- The Washington Times - Monday, November 21, 2005

The Washington Capitals’ Alex Ovechkin, one of the brightest young stars to enter the NHL in years, is being sued by his former team in the Russian Super League, Moscow Dynamo.

Ovechkin was served with legal papers Saturday in Montreal by a court officer who seemed more excited to be meeting an NHL star than he was in doing his job.

Details of the suit remain unclear, although it is believed Moscow Dynamo is seeking some kind of cash settlement. The suit reportedly claims Dynamo had an option on Ovechkin’s rights as a result of a Russian arbitration ruling, and the team wants that ruling enforced.

Before signing a contract with the Caps last summer, Ovechkin left Dynamo after playing out his option and signed with another Super League team, Avangard Omsk.
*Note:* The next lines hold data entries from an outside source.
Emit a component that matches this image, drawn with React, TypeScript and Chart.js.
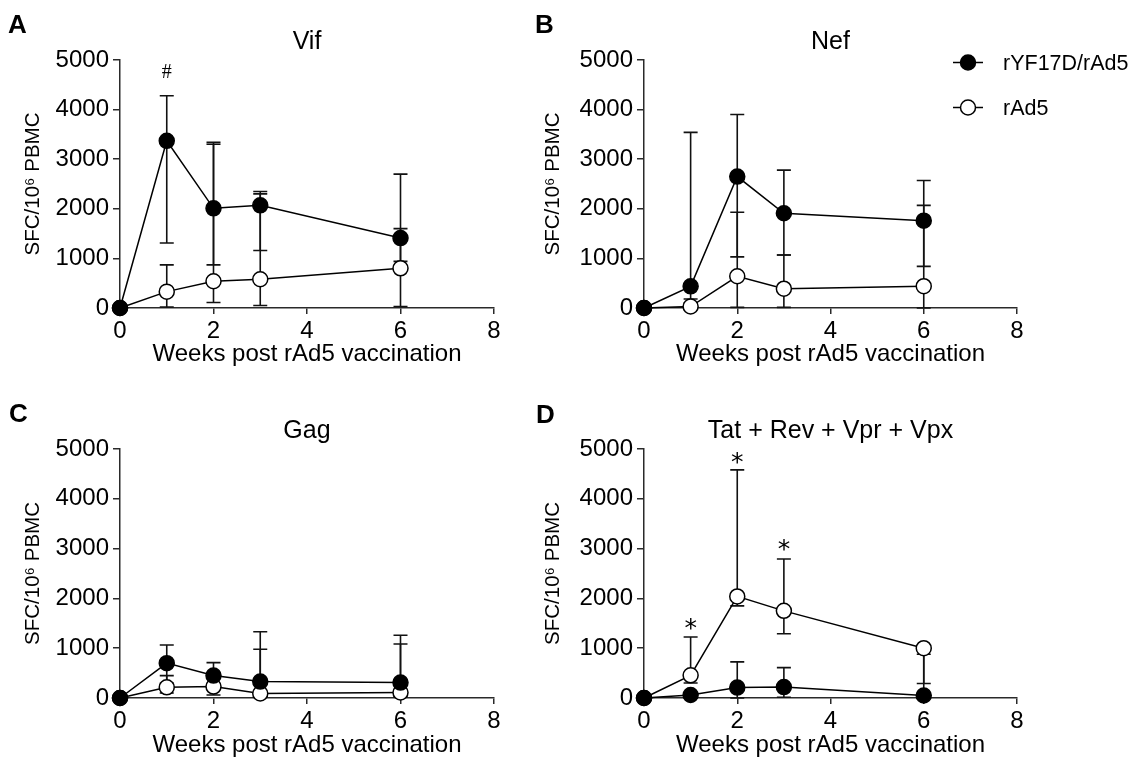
import React, { useEffect, useRef } from 'react';
import { Chart, registerables } from 'chart.js';

Chart.register(...registerables);

// ---------- data ----------
const weeks = [0, 1, 2, 3, 6];
const xTicks = [0, 2, 4, 6, 8];
const yTicks = [0, 1000, 2000, 3000, 4000, 5000];
const seriesNames = ['rYF17D/rAd5', 'rAd5'];
const xTitle = 'Weeks post rAd5 vaccination';
const yTitle = 'SFC/10⁶ PBMC';

// A: Vif
const vifCombo = [0, 3370, 2010, 2070, 1410];
const vifComboHi = [0, 4280, 3340, 2350, 2700];
const vifComboLo = [0, 1310, 870, 1160, 940];
const vifAd5 = [0, 330, 540, 580, 800];
const vifAd5Hi = [0, 870, 3300, 2300, 1600];
const vifAd5Lo = [0, 20, 110, 50, 30];
const vifMarks = [{ week: 1, value: 4780, text: '#' }];

// B: Nef
const nefCombo = [0, 436, 2650, 1910, 1760];
const nefComboHi = [0, 3540, 3900, 2780, 2570];
const nefComboLo = [0, 100, 1030, 1070, 840];
const nefAd5 = [0, 30, 640, 390, 440];
const nefAd5Hi = [0, 180, 1930, 1070, 2070];
const nefAd5Lo = [0, 0, 12, 12, 0];
const nefMarks: { week: number; value: number; text: string }[] = [];

// C: Gag
const gagCombo = [0, 700, 450, 330, 310];
const gagComboHi = [0, 1065, 710, 1330, 1260];
const gagComboLo = [0, 300, 230, 90, 110];
const gagAd5 = [0, 215, 230, 90, 110];
const gagAd5Hi = [0, 450, 450, 980, 1085];
const gagAd5Lo = [0, 100, 60, 25, 25];
const gagMarks: { week: number; value: number; text: string }[] = [];

// D: Tat + Rev + Vpr + Vpx
const trvCombo = [0, 60, 210, 220, 50];
const trvComboHi = [0, 60, 725, 610, 880];
const trvComboLo = [0, 0, 0, 15, 0];
const trvAd5 = [0, 455, 2040, 1750, 1000];
const trvAd5Hi = [0, 1225, 4580, 2790, 1000];
const trvAd5Lo = [0, 300, 1850, 1290, 290];
const trvMarks = [
  { week: 1, value: 1480, text: '*' },
  { week: 2, value: 4820, text: '*' },
  { week: 3, value: 3065, text: '*' },
];

// ---------- styling / layout ----------
const FONT = '"Liberation Sans", Arial, Helvetica, sans-serif';
const AXIS = '#2a2a2a';
const CAP = 7;

type Mark = { week: number; value: number; text: string };
type Panel = {
  letter: string;
  title: string;
  combo: number[]; comboHi: number[]; comboLo: number[];
  ad5: number[]; ad5Hi: number[]; ad5Lo: number[];
  marks: Mark[];
  left: number; top: number; w: number; h: number;
  yWidth: number; padRight: number; plotTop: number; xHeight: number;
  titleBaseline: number; letterX: number; letterBaseline: number;
  xTitlePad: number; legend: boolean;
};

const panels: Panel[] = [
  {
    letter: 'A', title: 'Vif',
    combo: vifCombo, comboHi: vifComboHi, comboLo: vifComboLo,
    ad5: vifAd5, ad5Hi: vifAd5Hi, ad5Lo: vifAd5Lo, marks: vifMarks,
    left: 0, top: 0, w: 520, h: 380,
    yWidth: 120, padRight: 26, plotTop: 60, xHeight: 72,
    titleBaseline: 49, letterX: 8, letterBaseline: 33, xTitlePad: 11, legend: false,
  },
  {
    letter: 'B', title: 'Nef',
    combo: nefCombo, comboHi: nefComboHi, comboLo: nefComboLo,
    ad5: nefAd5, ad5Hi: nefAd5Hi, ad5Lo: nefAd5Lo, marks: nefMarks,
    left: 520, top: 0, w: 611, h: 380,
    yWidth: 124, padRight: 114, plotTop: 60, xHeight: 72,
    titleBaseline: 49, letterX: 15, letterBaseline: 33, xTitlePad: 11, legend: true,
  },
  {
    letter: 'C', title: 'Gag',
    combo: gagCombo, comboHi: gagComboHi, comboLo: gagComboLo,
    ad5: gagAd5, ad5Hi: gagAd5Hi, ad5Lo: gagAd5Lo, marks: gagMarks,
    left: 0, top: 380, w: 520, h: 382,
    yWidth: 120, padRight: 26, plotTop: 69, xHeight: 64,
    titleBaseline: 58, letterX: 9, letterBaseline: 42, xTitlePad: 2, legend: false,
  },
  {
    letter: 'D', title: 'Tat + Rev + Vpr + Vpx',
    combo: trvCombo, comboHi: trvComboHi, comboLo: trvComboLo,
    ad5: trvAd5, ad5Hi: trvAd5Hi, ad5Lo: trvAd5Lo, marks: trvMarks,
    left: 520, top: 380, w: 611, h: 382,
    yWidth: 124, padRight: 114, plotTop: 69, xHeight: 64,
    titleBaseline: 58, letterX: 16, letterBaseline: 43, xTitlePad: 2, legend: false,
  },
];

function makeDecor(p: Panel) {
  return {
    id: 'decor' + p.letter,
    beforeDatasetsDraw(chart: any) {
      const ctx = chart.ctx as CanvasRenderingContext2D;
      const xs = chart.scales.x;
      const ys = chart.scales.y;
      const sets = [
        [p.combo, p.comboHi, p.comboLo],
        [p.ad5, p.ad5Hi, p.ad5Lo],
      ];
      ctx.save();
      ctx.strokeStyle = '#111';
      ctx.lineWidth = 1.6;
      sets.forEach(([m, hi, lo]) => {
        weeks.forEach((w, j) => {
          if (hi[j] === m[j] && lo[j] === m[j]) return;
          const px = xs.getPixelForValue(w);
          const ph = ys.getPixelForValue(hi[j]);
          const pl = ys.getPixelForValue(lo[j]);
          ctx.beginPath();
          ctx.moveTo(px, ph);
          ctx.lineTo(px, pl);
          if (hi[j] > m[j]) {
            ctx.moveTo(px - CAP, ph);
            ctx.lineTo(px + CAP, ph);
          }
          if (lo[j] < m[j]) {
            ctx.moveTo(px - CAP, pl);
            ctx.lineTo(px + CAP, pl);
          }
          ctx.stroke();
        });
      });
      ctx.restore();
    },
    afterDraw(chart: any) {
      const ctx = chart.ctx as CanvasRenderingContext2D;
      const area = chart.chartArea;
      const xs = chart.scales.x;
      const ys = chart.scales.y;
      ctx.save();
      ctx.fillStyle = '#000';
      // panel title
      ctx.font = `25px ${FONT}`;
      ctx.textAlign = 'center';
      ctx.textBaseline = 'alphabetic';
      ctx.fillText(p.title, (area.left + area.right) / 2, p.titleBaseline);
      // panel letter
      ctx.font = `bold 26px ${FONT}`;
      ctx.textAlign = 'left';
      ctx.fillText(p.letter, p.letterX, p.letterBaseline);
      // significance marks
      p.marks.forEach((mk) => {
        ctx.font = mk.text === '#' ? '20px "Liberation Serif", "Times New Roman", serif' : '25px "DejaVu Sans", sans-serif';
        ctx.textAlign = 'center';
        ctx.textBaseline = 'alphabetic';
        const m = ctx.measureText(mk.text);
        const cx = xs.getPixelForValue(mk.week);
        const cy = ys.getPixelForValue(mk.value);
        const base = cy + (m.actualBoundingBoxAscent - m.actualBoundingBoxDescent) / 2;
        ctx.fillText(mk.text, cx, base);
      });
      // legend
      if (p.legend) {
        const rows = [62.5, 107.5];
        chart.data.datasets.forEach((ds: any, i: number) => {
          const y = rows[i];
          ctx.strokeStyle = '#000';
          ctx.lineWidth = 1.5;
          ctx.beginPath();
          ctx.moveTo(433, y);
          ctx.lineTo(463, y);
          ctx.stroke();
          ctx.beginPath();
          ctx.arc(448, y, 7.5, 0, Math.PI * 2);
          ctx.fillStyle = ds.pointBackgroundColor;
          ctx.fill();
          ctx.stroke();
          ctx.fillStyle = '#000';
          ctx.font = `21.5px ${FONT}`;
          ctx.textAlign = 'left';
          ctx.textBaseline = 'alphabetic';
          ctx.fillText(ds.label, 483, y + 7.5);
        });
      }
      ctx.restore();
    },
  };
}

function PanelChart({ p }: { p: Panel }) {
  const ref = useRef<HTMLCanvasElement | null>(null);
  useEffect(() => {
    if (!ref.current) return;
    const mkDs = (label: string, vals: number[], fill: string) => ({
      label,
      data: weeks.map((w, i) => ({ x: w, y: vals[i] })),
      borderColor: '#000',
      borderWidth: 1.5,
      pointRadius: 7.5,
      pointHoverRadius: 7.5,
      pointBackgroundColor: fill,
      pointBorderColor: '#000',
      pointBorderWidth: 1.5,
      tension: 0,
      clip: false,
    });
    const chart = new Chart(ref.current, {
      type: 'line',
      data: {
        datasets: [
          mkDs(seriesNames[0], p.combo, '#000'),
          mkDs(seriesNames[1], p.ad5, '#fff'),
        ] as any,
      },
      options: {
        animation: false,
        responsive: false,
        events: [],
        layout: { padding: { left: 0, right: p.padRight, top: p.plotTop, bottom: 0 } },
        plugins: {
          legend: { display: false },
          tooltip: { enabled: false },
          title: { display: false },
        },
        scales: {
          x: {
            type: 'linear',
            min: 0,
            max: 8,
            afterBuildTicks: (s: any) => {
              s.ticks = xTicks.map((v) => ({ value: v }));
            },
            afterFit: (s: any) => {
              s.height = p.xHeight;
            },
            grid: { drawOnChartArea: false, drawTicks: true, tickLength: 6, color: AXIS, lineWidth: 1.5 },
            border: { display: true, color: AXIS, width: 1.5 },
            ticks: {
              color: '#000',
              font: { family: FONT, size: 24 },
              padding: 2.5,
              maxRotation: 0,
              autoSkip: false,
              callback: (v: any) => String(v),
            },
            title: {
              display: true,
              text: xTitle,
              color: '#000',
              font: { family: FONT, size: 24 },
              padding: { top: 0, bottom: p.xTitlePad },
            },
          },
          y: {
            type: 'linear',
            min: 0,
            max: 5000,
            afterBuildTicks: (s: any) => {
              s.ticks = yTicks.map((v) => ({ value: v }));
            },
            afterFit: (s: any) => {
              s.width = p.yWidth;
            },
            grid: { drawOnChartArea: false, drawTicks: true, tickLength: 7, color: AXIS, lineWidth: 1.5 },
            border: { display: true, color: AXIS, width: 1.5 },
            ticks: {
              color: '#000',
              font: { family: FONT, size: 24 },
              padding: 4,
              autoSkip: false,
              callback: (v: any) => String(v),
            },
            title: {
              display: true,
              text: yTitle,
              color: '#000',
              font: { family: FONT, size: 20.5 },
              padding: { top: 21, bottom: 0 },
            },
          },
        },
      } as any,
      plugins: [makeDecor(p)],
    });
    return () => chart.destroy();
  }, [p]);
  return (
    <canvas
      ref={ref}
      width={p.w}
      height={p.h}
      style={{ position: 'absolute', left: p.left, top: p.top, width: p.w, height: p.h }}
    />
  );
}

export default function App() {
  return (
    <div style={{ position: 'absolute', left: 0, top: 0, width: 1131, height: 762, background: '#fff', overflow: 'hidden' }}>
      {panels.map((p) => (
        <PanelChart key={p.letter} p={p} />
      ))}
    </div>
  );
}
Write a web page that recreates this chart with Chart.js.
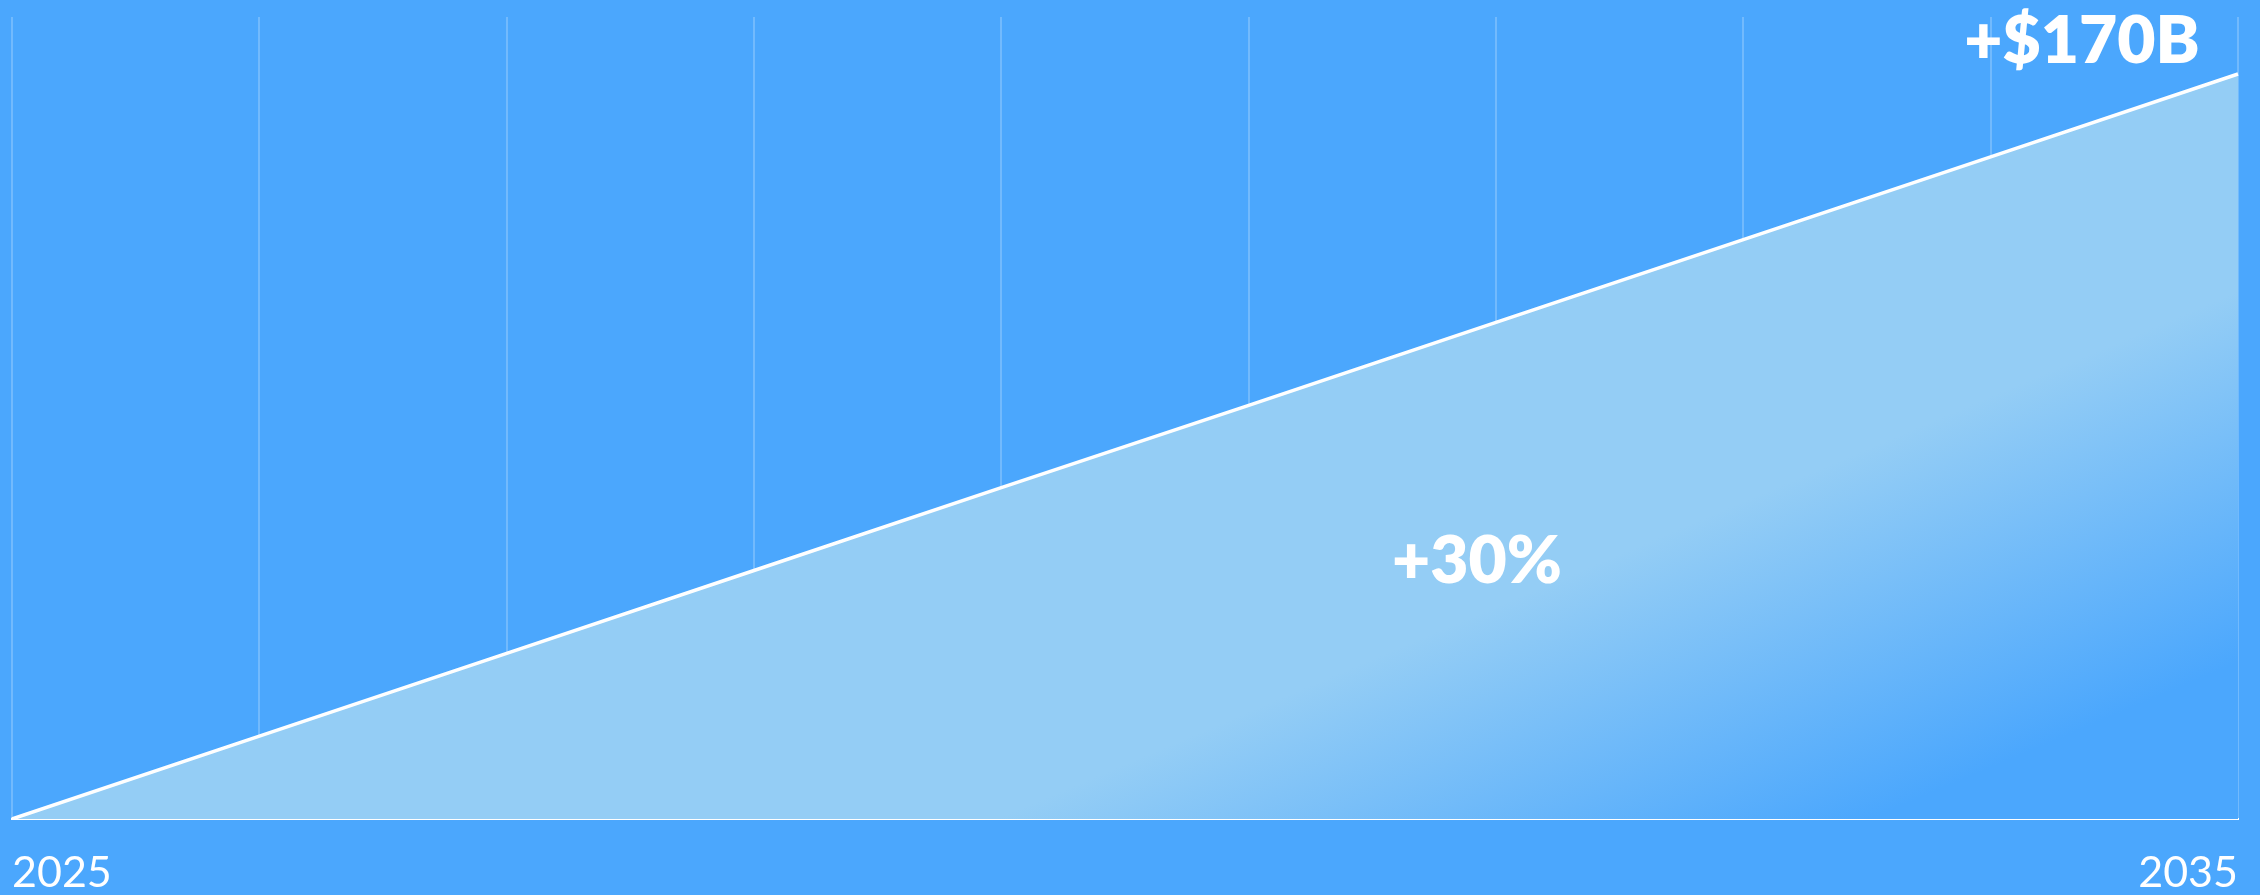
<!DOCTYPE html>
<html>
<head>
<meta charset="utf-8">
<script src="https://cdn.jsdelivr.net/npm/chart.js@4.4.1/dist/chart.umd.min.js"></script>
<style>
    html, body { margin: 0; padding: 0; background: #4BA7FD; }
    #wrap { width: 2260px; height: 895px; }
</style>
</head>
<body>
<div id="wrap"><canvas id="growthChart"></canvas></div>
<script>
// x categories, only first and last are labelled
const years = ['2025', '', '', '', '', '', '', '', '', '2035'];
// market growth in $B at each gridline
const growth = [0, 18.9, 37.8, 56.7, 75.6, 94.4, 113.3, 132.2, 151.1, 170];
const yRange = [0, 183];

const totalLabel = '+$170B';
const rateLabel = '+30%';

const bgBlue = '#4BA7FD';
const fillBlue = '#94CDF5';

// text labels drawn on top of the area
const labelPlugin = {
    id: 'labels',
    afterDatasetsDraw(chart) {
        const ctx = chart.ctx;
        ctx.save();
        ctx.fillStyle = '#ffffff';
        ctx.font = '800 66px Lato';
        ctx.textAlign = 'center';
        ctx.textBaseline = 'alphabetic';
        ctx.fillText(totalLabel, 2082, 63);
        ctx.fillText(rateLabel, 1477, 583);
        ctx.restore();
    }
};

const ctx = document.getElementById('growthChart').getContext('2d');
new Chart(ctx, {
    type: 'line',
    data: {
        labels: years,
        datasets: [{
            data: growth,
            borderColor: '#ffffff',
            borderWidth: 3.5,
            pointRadius: 0,
            tension: 0,
            fill: 'origin',
            backgroundColor: (c) => {
                const a = c.chart.chartArea;
                if (!a) return fillBlue;
                const w = a.right - a.left;
                const h = a.bottom - a.top;
                // fades out toward the lower right corner
                const g = c.chart.ctx.createLinearGradient(
                    a.left + 0.722 * w, a.top + 0.67 * h,
                    a.left + 0.782 * w, a.top + 1.062 * h);
                g.addColorStop(0, fillBlue);
                g.addColorStop(1, bgBlue);
                return g;
            }
        }]
    },
    options: {
        responsive: true,
        maintainAspectRatio: false,
        animation: false,
        layout: {
            padding: { left: 12, right: 22, top: 17, bottom: 0 }
        },
        plugins: {
            legend: { display: false },
            tooltip: { enabled: false }
        },
        scales: {
            x: {
                z: 1,
                grid: {
                    color: 'rgba(255,255,255,0.22)',
                    lineWidth: 2,
                    drawTicks: false
                },
                border: {
                    color: '#ffffff',
                    width: 2
                },
                ticks: {
                    color: '#ffffff',
                    font: { family: 'Lato', size: 43 },
                    align: 'inner',
                    maxRotation: 0,
                    autoSkip: false,
                    padding: 28
                },
                afterFit(scale) {
                    scale.height = 76;
                    scale.paddingLeft = 0;
                    scale.paddingRight = 0;
                }
            },
            y: {
                display: false,
                min: yRange[0],
                max: yRange[1]
            }
        }
    },
    plugins: [labelPlugin]
});
</script>
</body>
</html>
The latter contract contained an “out” clause that allowed the star to join the Caps if the year-long NHL lockout ended.

However, Dynamo contested the contract Ovechkin signed with Avangard, saying it had an option to match any offer. The arbitrator ruled in Dynamo’s favor, but when the left wing moved to the United States, the matter seemed moot.

Both the Caps and Ovechkin’s agent, Don Meehan of Toronto, said the suit has no merit.

“The Caps are aware of … [the] attempt to enforce a Russian arbitration ruling,” Washington general manager George McPhee said in a statement. “We have been assured by legal counsel that both the ruling and the attempt to enforce it in the U.S. are without merit. Alex exercised his right to opt out of the Russian contract … and signed with the Capitals.”

Said Meehan in a statement: “Alex entered into a valid and legal NHL contract with Washington for this and the next two years.”

McPhee said the suit will not stop Ovechkin from playing for the Caps.

Sources with knowledge of situation said last night it appears Dynamo is seeking a financial settlement rather than the return of Ovechkin. The likelihood of that happening would have been much higher had Russia signed the new International Ice Hockey Federation transfer agreement. Since it refused to sign, the possibility of money changing hands is remote.